2009 gewann Robert Harting in Berlin WM-Gold, bei seinem Abschied reichte es nur zu Platz sechs bei der EM. Foto: AFP

Sportlich gab es für Diskuswerfer Robert Harting bei der Leichtathletik-EM kein Happy End. Doch für den 33-Jährigen schließt sich bei seinem Abschied in Berlin dennoch der Kreis.

Berlin - Robert Harting kämpfte, jubelte, zitterte - und am Ende konnte der scheidende Diskus-Riese nach Platz sechs sogar wieder lachen: Beim letzten großen Auftritt in seiner langen und erfolgreichen Karriere zeigte der große Star der deutschen Leichtathletik noch einmal die ganze Gefühlspalette. Die Abschiedsshow des London-Olympiasiegers bei der Heim-EM in Berlin blieb in seinem „Wohnzimmer“ Olympiastadion jedoch ohne sportliches Happy End.

Beim Sieg des Litauers Andrius Gudzius (Litauen/68,46) blieb der 33-Jährige bei seiner letzten internationalen Meisterschaft mit 64,33 Metern 81 Zentimeter hinter dem Bronzerang. Silber holte sich der Schwede Daniel Stahl (68,23) vor dem Österreicher Lukas Weißhaidinger (65,14). Der Gänsehaut-Atmosphäre tat dies aber keinen Abbruch. Im Anschluss an den Wettbewerb zeigten die Organisatoren noch ein Abschiedsvideo auf den Leinwänden, dem Harting gebannt zuschaute.

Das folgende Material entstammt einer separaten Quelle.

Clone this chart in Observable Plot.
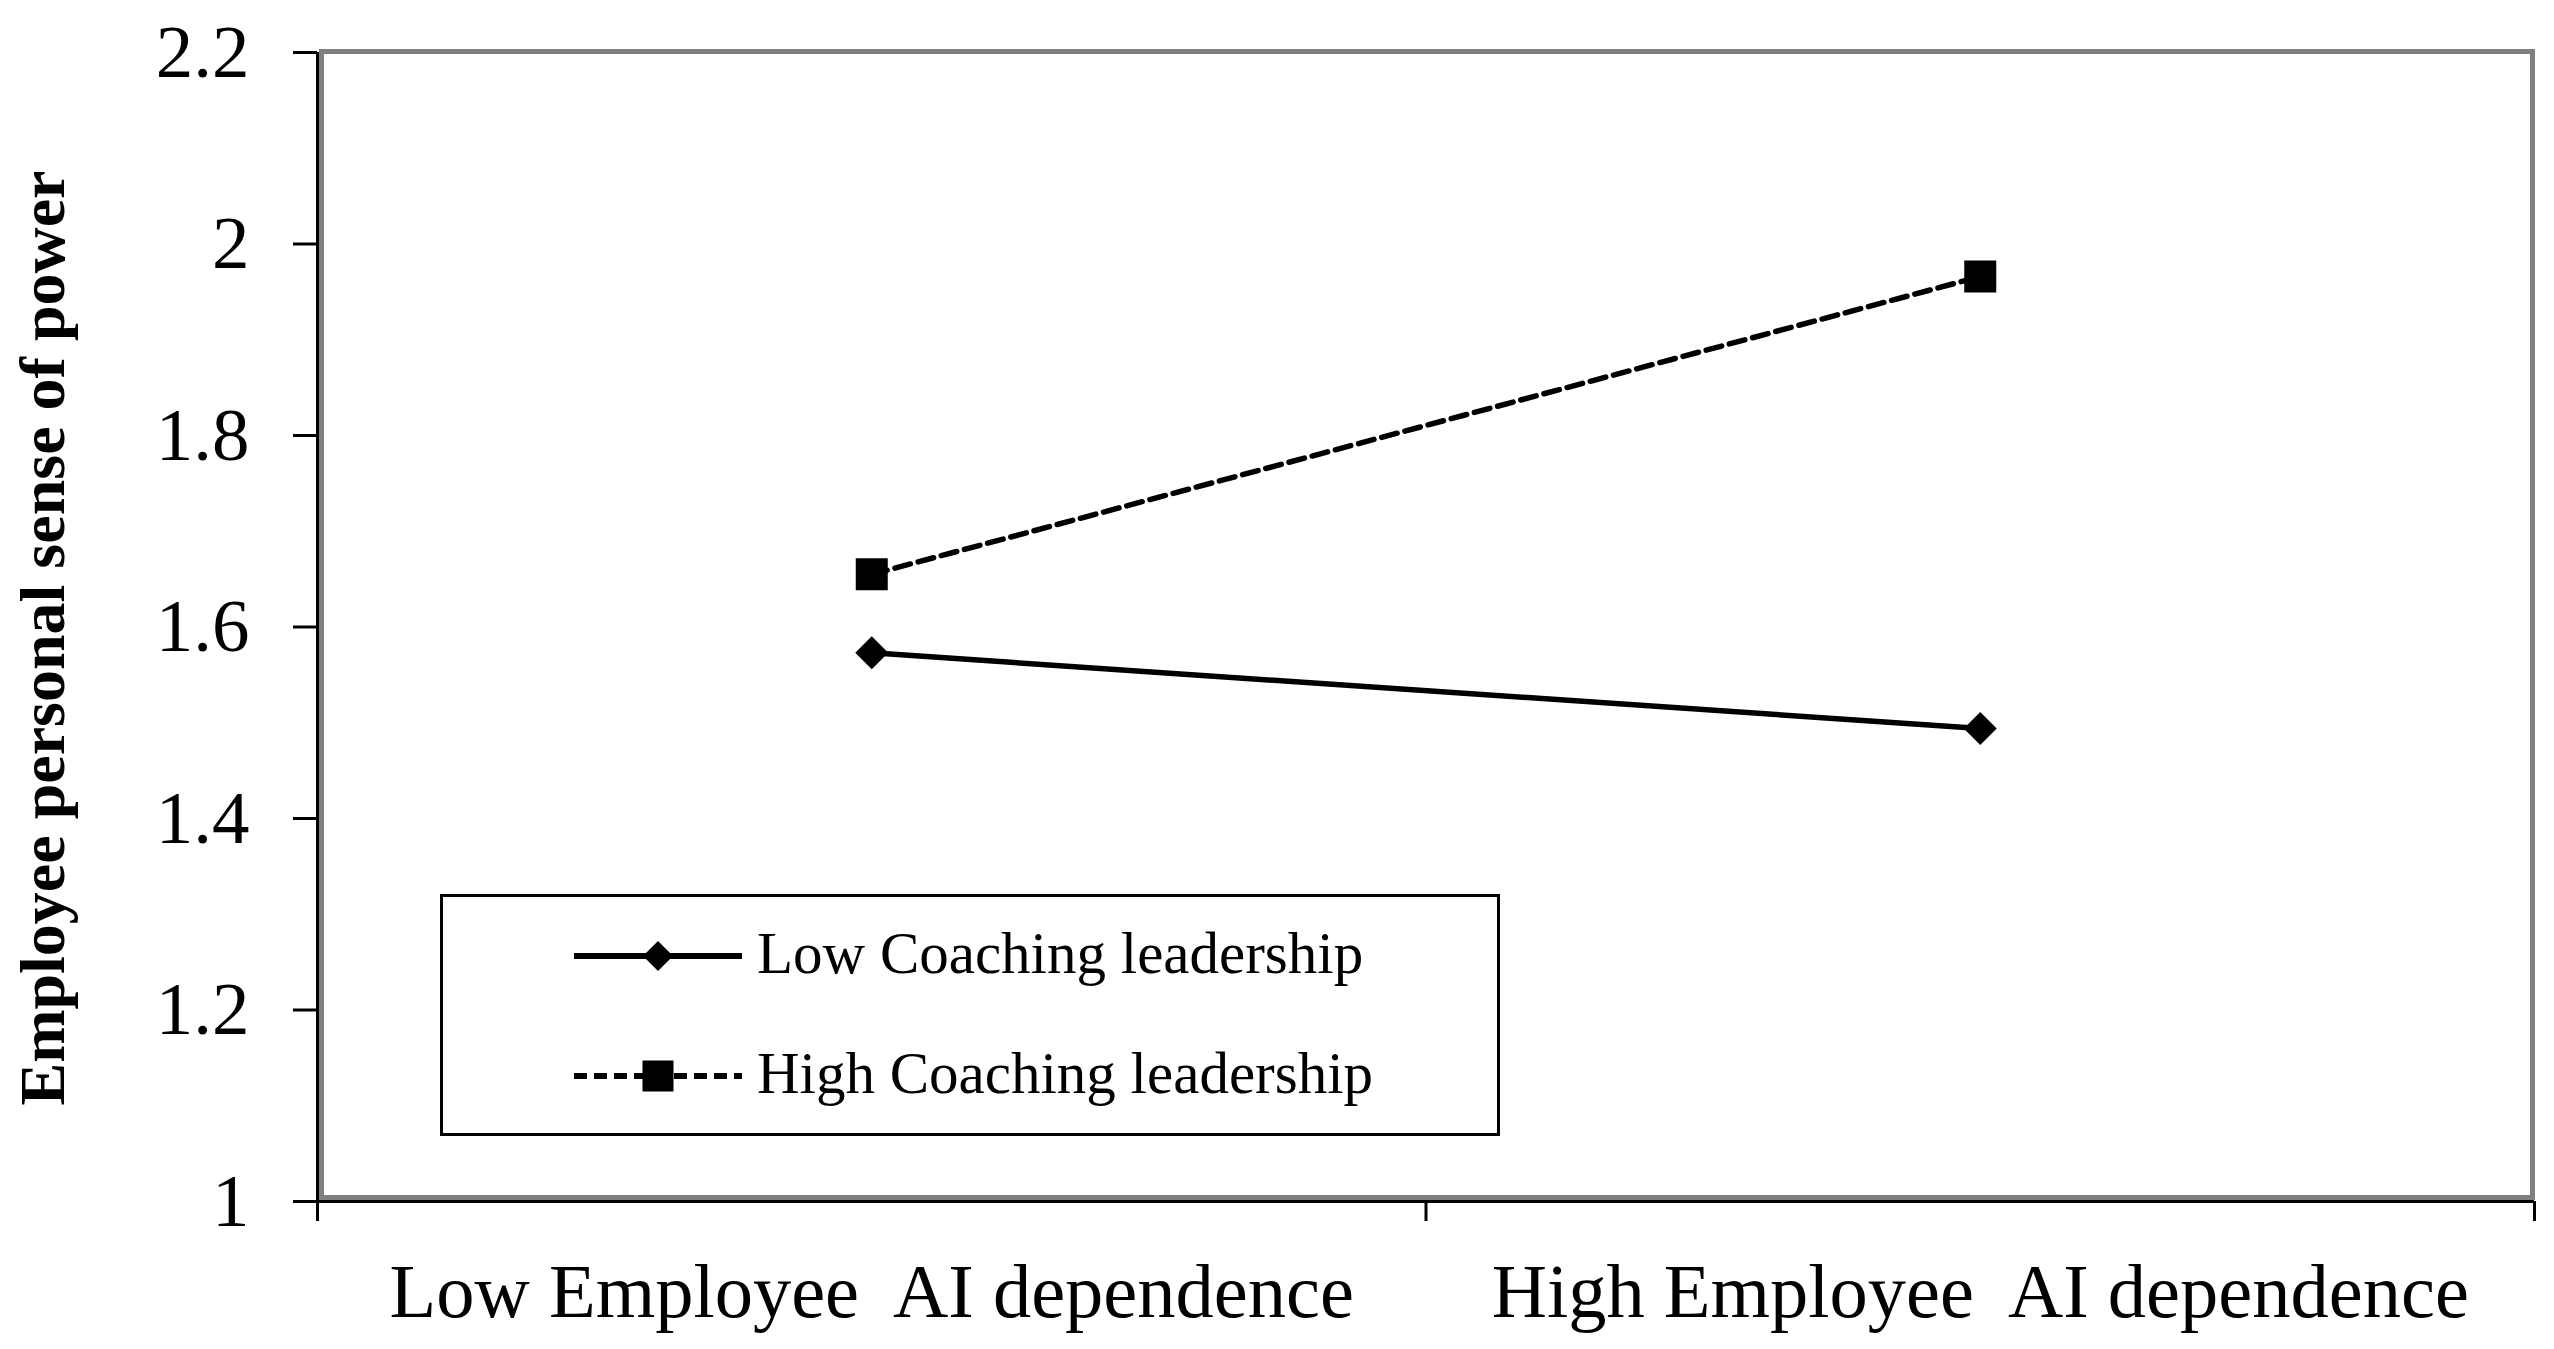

Standing Ovations im Stadion

Das Publikum verabschiedete ihn mit Standing Ovations. Wie sehr die Leichtathletik-Fans auf den letzten großen Auftritt ihres Lokalmatadoren hingefiebert hatten, wurde bereits vor dem Wettbewerb deutlich. Schon beim Einzug wurde er lautstark gefeiert - Harting bedankte sich und winkte zurück. Einige Fans trugen T-Shirts mit seinem Konterfei und dem Spitznamen „Shaggy“. „Was für eine geile Zeit. Danke“, stand darauf geschrieben.

Kein Wunder, dass es bei seiner Vorstellung laut wurde. Harting begann noch verhalten, erst nach seinem zweiten Wurf auf 63,45 m zeigte er erstmals die Faust. Zwischenzeitlich lag Harting sogar auf den zweiten Rang - doch am Ende war die Konkurrenz dann doch zu stark. Auch der letzte Versuch, mit dem er sich bei der WM 2009 Gold gesichert und seinen ersten großen Titel gewonnen hatte, war zu kurz. Dabei wäre es sogar beinahe gar nicht zum großen Auftritt in Berlin gekommen. Erst auf den letzten Drücker qualifizierte er sich für die EM - obwohl gleich vier Deutsche in dieser Saison bereits weiter geworfen hatten.

Letztendlich war er aber sogar der einzige deutsche Starter im Finale. Sowohl sein Bruder und Rio-Olympiasieger Christoph sowie der Olympiadritte Daniel Jasinski waren in der Qualifikation ausgeschieden. Bei der Heim-EM in seiner Stadt war ohnehin vieles auf Harting ausgerichtet. Ein überlebensgroßes Bildnis des 33-Jährigen wird während der Zeit der EM auf die Fassade eines Hochhauses am Bahnhof Zoo projiziert, mit ihm als Zugpferd bewarben die Organisatoren die Veranstaltung. Zumal sich für Harting in Berlin der Kreis schloss - dort wo 2009 alles begann: im Olympiastadion, bei der Heim-WM.

WM-Gold 2009 in Berlin

Die Bilder, als Harting in seinem letzten Versuch den Titel holte, sich anschließend auf der blauen Tartanbahn das Trikot zerriss - sie sind deutsche Sportgeschichte. Harting wird dabei auch über Deutschland hinaus als Gesicht der deutschen Leichtathletik wahrgenommen. Als „lebende Legende“ bezeichnete ihn beispielsweise die Neue Zürcher Zeitung. Auch, weil er sich immer wieder für Themen einsetzte, die ihm am Herzen lagen. Ob zur Sportförderung, zum Anti-Doping-Gesetz oder zum Weltverband IAAF: Harting hatte etwas zu sagen - und tat es auch. Zudem sorgte auch immer wieder das Verhältnis beziehungsweise Nicht-Verhältnis zu seinem Bruder für Gesprächsstoff. Wenn er nun am 2. September beim ISTAF in Berlin sein letzter Wettkampf beendet ist, wird er eine Lücke hinterlassen. Nicht nur sportlich.